The result of the described research is:
“Data cleaning made little difference to the overall linkage quality, with heavy cleaning leading to a decrease in quality. Further examination showed that decreases in linkage quality were due to cleaning techniques typically reducing the variability – although correct records were now more likely to match, incorrect records were also more likely to match, and these incorrect matches outweighed the correct matches, reducing quality overall.”
This resonates very well with my experience too. Usually I like to match with both original data and standardized (cleansed) data in order to exploit the best of both approaches.
What are your experiences?
Though I agreee that matching clean or unclean data doesn’t make a big difference, I would say that data cleaning leading to false positives in data matching would indicate a data cleaning fail.
Did the articles give examples ?
Hi Philippe. I don’t see any examples in the stuff online, but as I read it is especially nickname lookup that is found to be bad in this research.

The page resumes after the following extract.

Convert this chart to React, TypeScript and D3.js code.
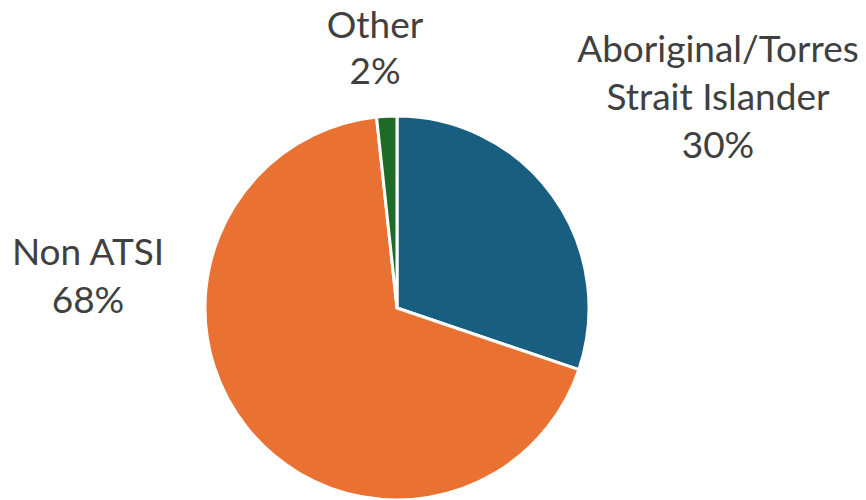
import { useMemo } from 'react';
import * as d3 from 'd3';

const categories = ['Aboriginal/Torres Strait Islander', 'Non ATSI', 'Other'];
const values = [30.2, 68.1, 1.7];
const labelLines = [
  ['Aboriginal/Torres', 'Strait Islander', '30%'],
  ['Non ATSI', '68%'],
  ['Other', '2%'],
];
const colors = ['#175E80', '#E97132', '#1D6B27'];

const width = 866;
const height = 500;
const cx = 397;
const cy = 308;
const radius = 192;

// label anchor points (center x, first baseline y)
const labelPos: [number, number][] = [
  [718, 62],
  [88, 265],
  [375, 38],
];

export default function App(): React.ReactNode {
  const arcs = useMemo(() => {
    const pie = d3
      .pie<number>()
      .sort(null)
      .value((d) => d);
    return pie(values);
  }, []);
  const arc = d3.arc<d3.PieArcDatum<number>>().innerRadius(0).outerRadius(radius);

  return (
    <svg
      width={width}
      height={height}
      style={{ position: 'absolute', left: 0, top: 0 }}
      fontFamily="Lato, 'Open Sans', sans-serif"
    >
      <g transform={`translate(${cx},${cy})`}>
        {arcs.map((a, i) => (
          <path
            key={categories[i]}
            d={arc(a) ?? ''}
            fill={colors[i]}
            stroke="#fff"
            strokeWidth={3}
            strokeLinejoin="round"
          />
        ))}
      </g>
      {labelLines.map((lines, i) => (
        <text
          key={categories[i]}
          x={labelPos[i][0]}
          y={labelPos[i][1]}
          textAnchor="middle"
          fontSize={37}
          fill="#404040"
        >
          {lines.map((l, j) => (
            <tspan key={j} x={labelPos[i][0]} dy={j === 0 ? 0 : i === 2 ? 46 : 48}>
              {l}
            </tspan>
          ))}
        </text>
      ))}
    </svg>
  );
}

My experience has been similar to your Henrik, especially in the area of name/address matching. If I use only the cleansed/standardized data, I lose out on the potential matches that could have been made on names/nicknames, but pick up on many more false positives because a nickname on the source has been standardized to an incorrect cleansed name, e.g. Will being standardized as William, instead of Willis. I like your approach of doing multiple matching passes to ensure the best return.
Thanks, as always, for a thought provoking post.
Henrik,
Great question.
In my experience , when implementing a repeatable matching process, it is helpful to use a data lineage approach. Meaning that you carry the cleansed or artifact data attributes(original dirty data).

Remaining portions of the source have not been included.